__PROVIDED DATA__.
┌──
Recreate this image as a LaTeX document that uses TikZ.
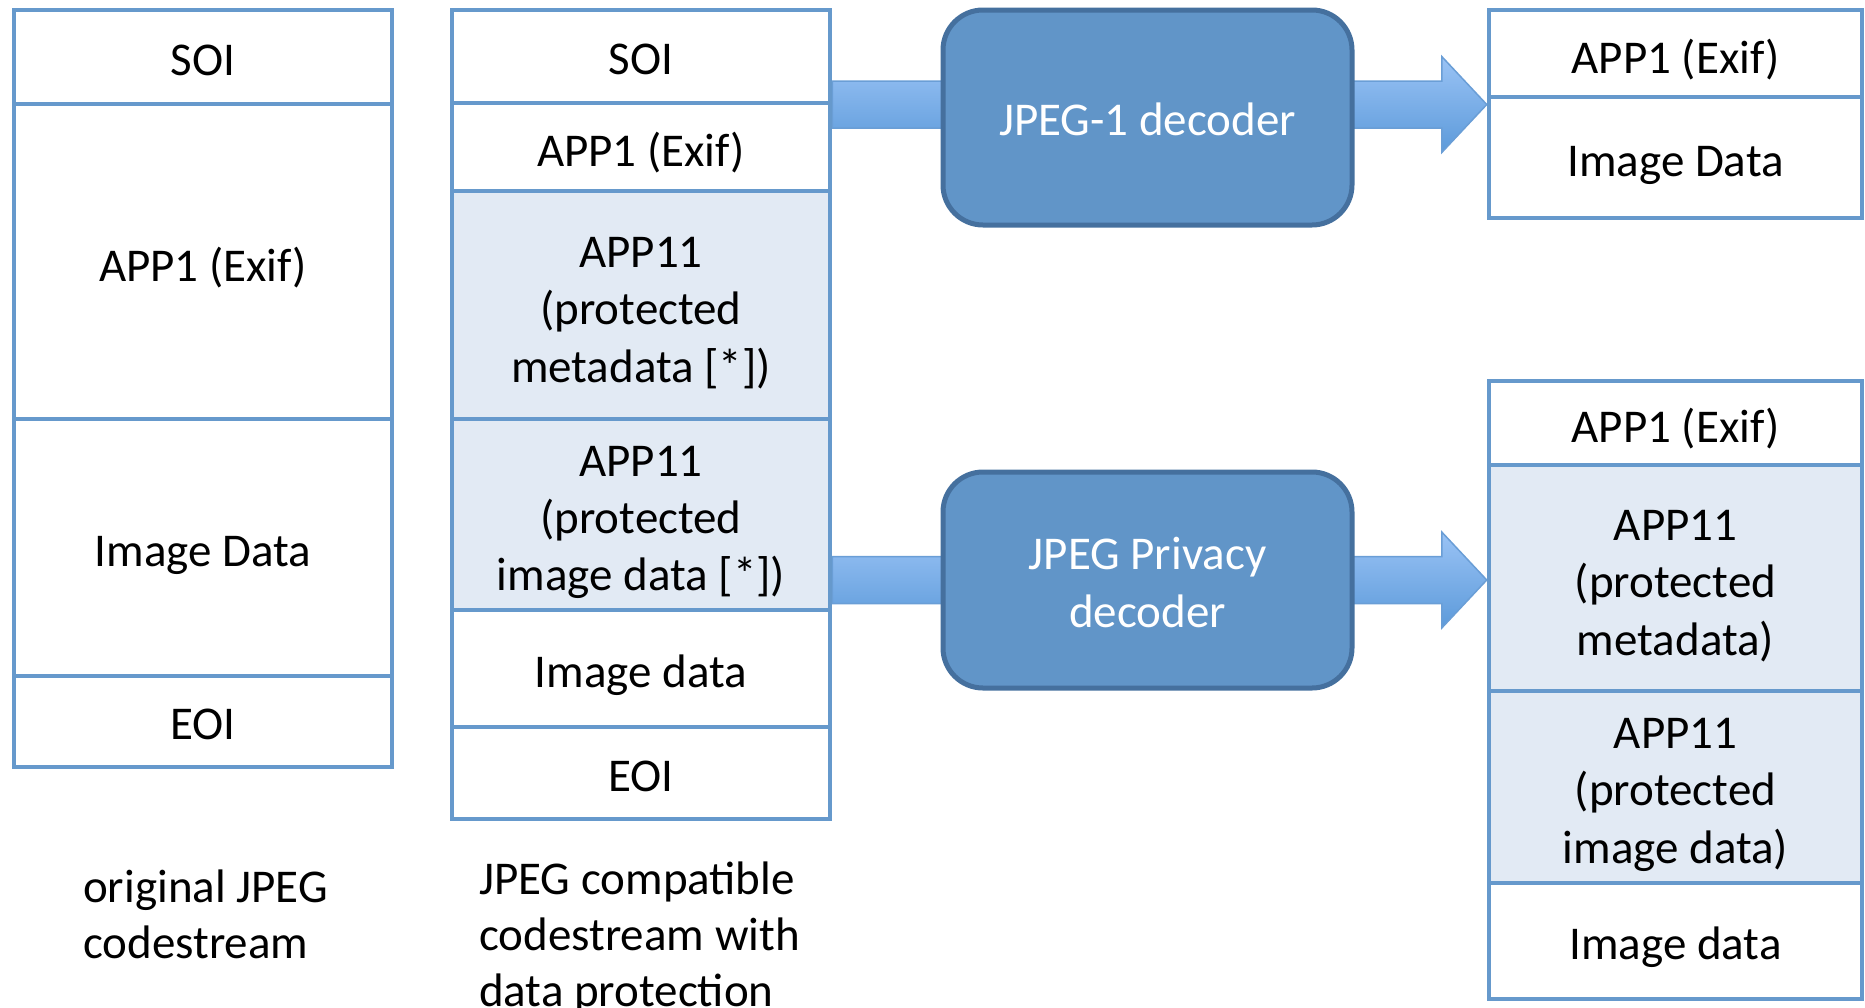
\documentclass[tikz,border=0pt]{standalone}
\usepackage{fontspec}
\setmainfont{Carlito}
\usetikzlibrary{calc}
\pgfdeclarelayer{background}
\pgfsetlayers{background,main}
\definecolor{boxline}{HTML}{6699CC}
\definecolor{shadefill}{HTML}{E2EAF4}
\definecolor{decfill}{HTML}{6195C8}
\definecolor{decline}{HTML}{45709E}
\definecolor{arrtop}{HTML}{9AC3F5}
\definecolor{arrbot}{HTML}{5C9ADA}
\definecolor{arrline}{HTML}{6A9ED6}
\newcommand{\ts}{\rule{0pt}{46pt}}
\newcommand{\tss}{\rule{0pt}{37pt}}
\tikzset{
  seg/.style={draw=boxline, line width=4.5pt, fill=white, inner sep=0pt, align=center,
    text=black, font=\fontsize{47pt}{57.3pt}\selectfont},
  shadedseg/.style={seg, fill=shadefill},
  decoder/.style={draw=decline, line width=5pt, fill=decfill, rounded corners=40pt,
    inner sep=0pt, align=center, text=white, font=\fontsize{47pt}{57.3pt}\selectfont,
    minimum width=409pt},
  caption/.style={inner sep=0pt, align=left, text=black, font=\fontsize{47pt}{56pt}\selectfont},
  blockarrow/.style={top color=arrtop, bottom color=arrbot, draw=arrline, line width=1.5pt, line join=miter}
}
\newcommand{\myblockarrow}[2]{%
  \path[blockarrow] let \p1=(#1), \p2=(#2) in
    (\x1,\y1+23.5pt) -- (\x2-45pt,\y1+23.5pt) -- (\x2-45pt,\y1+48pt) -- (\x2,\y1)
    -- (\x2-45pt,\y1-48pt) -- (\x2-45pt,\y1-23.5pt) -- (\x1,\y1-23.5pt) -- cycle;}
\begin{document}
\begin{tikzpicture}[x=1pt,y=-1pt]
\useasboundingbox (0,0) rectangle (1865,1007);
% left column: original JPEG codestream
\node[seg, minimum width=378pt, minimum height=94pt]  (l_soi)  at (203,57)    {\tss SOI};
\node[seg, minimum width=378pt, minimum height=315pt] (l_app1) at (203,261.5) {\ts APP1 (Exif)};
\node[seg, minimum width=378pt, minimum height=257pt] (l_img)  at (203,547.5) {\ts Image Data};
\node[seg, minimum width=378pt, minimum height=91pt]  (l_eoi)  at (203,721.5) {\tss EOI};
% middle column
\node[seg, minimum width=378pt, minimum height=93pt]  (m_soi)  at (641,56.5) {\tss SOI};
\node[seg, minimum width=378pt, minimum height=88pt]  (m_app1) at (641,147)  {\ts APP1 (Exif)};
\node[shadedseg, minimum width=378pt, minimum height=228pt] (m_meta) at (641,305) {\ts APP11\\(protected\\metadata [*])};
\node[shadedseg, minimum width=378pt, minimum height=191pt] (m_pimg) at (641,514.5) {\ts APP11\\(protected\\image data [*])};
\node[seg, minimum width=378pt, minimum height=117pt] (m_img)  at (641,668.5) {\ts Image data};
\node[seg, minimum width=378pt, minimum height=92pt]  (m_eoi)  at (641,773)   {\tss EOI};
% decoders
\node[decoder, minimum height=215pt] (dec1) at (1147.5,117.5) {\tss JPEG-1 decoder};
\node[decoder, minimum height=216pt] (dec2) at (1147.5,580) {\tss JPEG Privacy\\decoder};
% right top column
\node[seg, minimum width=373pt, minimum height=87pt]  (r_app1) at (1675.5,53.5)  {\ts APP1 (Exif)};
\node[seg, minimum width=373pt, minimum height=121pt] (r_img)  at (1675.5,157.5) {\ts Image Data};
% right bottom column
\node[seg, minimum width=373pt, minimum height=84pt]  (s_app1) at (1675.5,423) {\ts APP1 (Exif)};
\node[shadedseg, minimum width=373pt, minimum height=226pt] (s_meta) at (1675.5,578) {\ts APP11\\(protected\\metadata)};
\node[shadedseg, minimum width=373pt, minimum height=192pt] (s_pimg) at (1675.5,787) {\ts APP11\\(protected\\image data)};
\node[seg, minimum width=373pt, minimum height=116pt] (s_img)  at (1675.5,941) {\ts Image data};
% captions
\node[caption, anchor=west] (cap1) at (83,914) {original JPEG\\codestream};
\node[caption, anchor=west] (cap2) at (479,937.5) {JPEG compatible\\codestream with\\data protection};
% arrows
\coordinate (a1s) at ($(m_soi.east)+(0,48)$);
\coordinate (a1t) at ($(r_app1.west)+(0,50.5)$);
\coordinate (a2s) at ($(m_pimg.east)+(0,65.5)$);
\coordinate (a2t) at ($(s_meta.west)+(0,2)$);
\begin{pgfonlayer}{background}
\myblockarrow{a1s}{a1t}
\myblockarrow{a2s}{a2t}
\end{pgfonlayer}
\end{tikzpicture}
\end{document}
└──
__DESCRIPTION OF THE TASK__.
Set every line down exactly as written, leaving each picture out.

__WRITTEN SOLUTION__.
Recreate this image as a LaTeX document that uses TikZ.
\documentclass[tikz,border=0pt]{standalone}
\usepackage{fontspec}
\setmainfont{Carlito}
\usetikzlibrary{calc}
\pgfdeclarelayer{background}
\pgfsetlayers{background,main}
\definecolor{boxline}{HTML}{6699CC}
\definecolor{shadefill}{HTML}{E2EAF4}
\definecolor{decfill}{HTML}{6195C8}
\definecolor{decline}{HTML}{45709E}
\definecolor{arrtop}{HTML}{9AC3F5}
\definecolor{arrbot}{HTML}{5C9ADA}
\definecolor{arrline}{HTML}{6A9ED6}
\newcommand{\ts}{\rule{0pt}{46pt}}
\newcommand{\tss}{\rule{0pt}{37pt}}
\tikzset{
  seg/.style={draw=boxline, line width=4.5pt, fill=white, inner sep=0pt, align=center,
    text=black, font=\fontsize{47pt}{57.3pt}\selectfont},
  shadedseg/.style={seg, fill=shadefill},
  decoder/.style={draw=decline, line width=5pt, fill=decfill, rounded corners=40pt,
    inner sep=0pt, align=center, text=white, font=\fontsize{47pt}{57.3pt}\selectfont,
    minimum width=409pt},
  caption/.style={inner sep=0pt, align=left, text=black, font=\fontsize{47pt}{56pt}\selectfont},
  blockarrow/.style={top color=arrtop, bottom color=arrbot, draw=arrline, line width=1.5pt, line join=miter}
}
\newcommand{\myblockarrow}[2]{%
  \path[blockarrow] let \p1=(#1), \p2=(#2) in
    (\x1,\y1+23.5pt) -- (\x2-45pt,\y1+23.5pt) -- (\x2-45pt,\y1+48pt) -- (\x2,\y1)
    -- (\x2-45pt,\y1-48pt) -- (\x2-45pt,\y1-23.5pt) -- (\x1,\y1-23.5pt) -- cycle;}
\begin{document}
\begin{tikzpicture}[x=1pt,y=-1pt]
\useasboundingbox (0,0) rectangle (1865,1007);
% left column: original JPEG codestream
\node[seg, minimum width=378pt, minimum height=94pt]  (l_soi)  at (203,57)    {\tss SOI};
\node[seg, minimum width=378pt, minimum height=315pt] (l_app1) at (203,261.5) {\ts APP1 (Exif)};
\node[seg, minimum width=378pt, minimum height=257pt] (l_img)  at (203,547.5) {\ts Image Data};
\node[seg, minimum width=378pt, minimum height=91pt]  (l_eoi)  at (203,721.5) {\tss EOI};
% middle column
\node[seg, minimum width=378pt, minimum height=93pt]  (m_soi)  at (641,56.5) {\tss SOI};
\node[seg, minimum width=378pt, minimum height=88pt]  (m_app1) at (641,147)  {\ts APP1 (Exif)};
\node[shadedseg, minimum width=378pt, minimum height=228pt] (m_meta) at (641,305) {\ts APP11\\(protected\\metadata [*])};
\node[shadedseg, minimum width=378pt, minimum height=191pt] (m_pimg) at (641,514.5) {\ts APP11\\(protected\\image data [*])};
\node[seg, minimum width=378pt, minimum height=117pt] (m_img)  at (641,668.5) {\ts Image data};
\node[seg, minimum width=378pt, minimum height=92pt]  (m_eoi)  at (641,773)   {\tss EOI};
% decoders
\node[decoder, minimum height=215pt] (dec1) at (1147.5,117.5) {\tss JPEG-1 decoder};
\node[decoder, minimum height=216pt] (dec2) at (1147.5,580) {\tss JPEG Privacy\\decoder};
% right top column
\node[seg, minimum width=373pt, minimum height=87pt]  (r_app1) at (1675.5,53.5)  {\ts APP1 (Exif)};
\node[seg, minimum width=373pt, minimum height=121pt] (r_img)  at (1675.5,157.5) {\ts Image Data};
% right bottom column
\node[seg, minimum width=373pt, minimum height=84pt]  (s_app1) at (1675.5,423) {\ts APP1 (Exif)};
\node[shadedseg, minimum width=373pt, minimum height=226pt] (s_meta) at (1675.5,578) {\ts APP11\\(protected\\metadata)};
\node[shadedseg, minimum width=373pt, minimum height=192pt] (s_pimg) at (1675.5,787) {\ts APP11\\(protected\\image data)};
\node[seg, minimum width=373pt, minimum height=116pt] (s_img)  at (1675.5,941) {\ts Image data};
% captions
\node[caption, anchor=west] (cap1) at (83,914) {original JPEG\\codestream};
\node[caption, anchor=west] (cap2) at (479,937.5) {JPEG compatible\\codestream with\\data protection};
% arrows
\coordinate (a1s) at ($(m_soi.east)+(0,48)$);
\coordinate (a1t) at ($(r_app1.west)+(0,50.5)$);
\coordinate (a2s) at ($(m_pimg.east)+(0,65.5)$);
\coordinate (a2t) at ($(s_meta.west)+(0,2)$);
\begin{pgfonlayer}{background}
\myblockarrow{a1s}{a1t}
\myblockarrow{a2s}{a2t}
\end{pgfonlayer}
\end{tikzpicture}
\end{document}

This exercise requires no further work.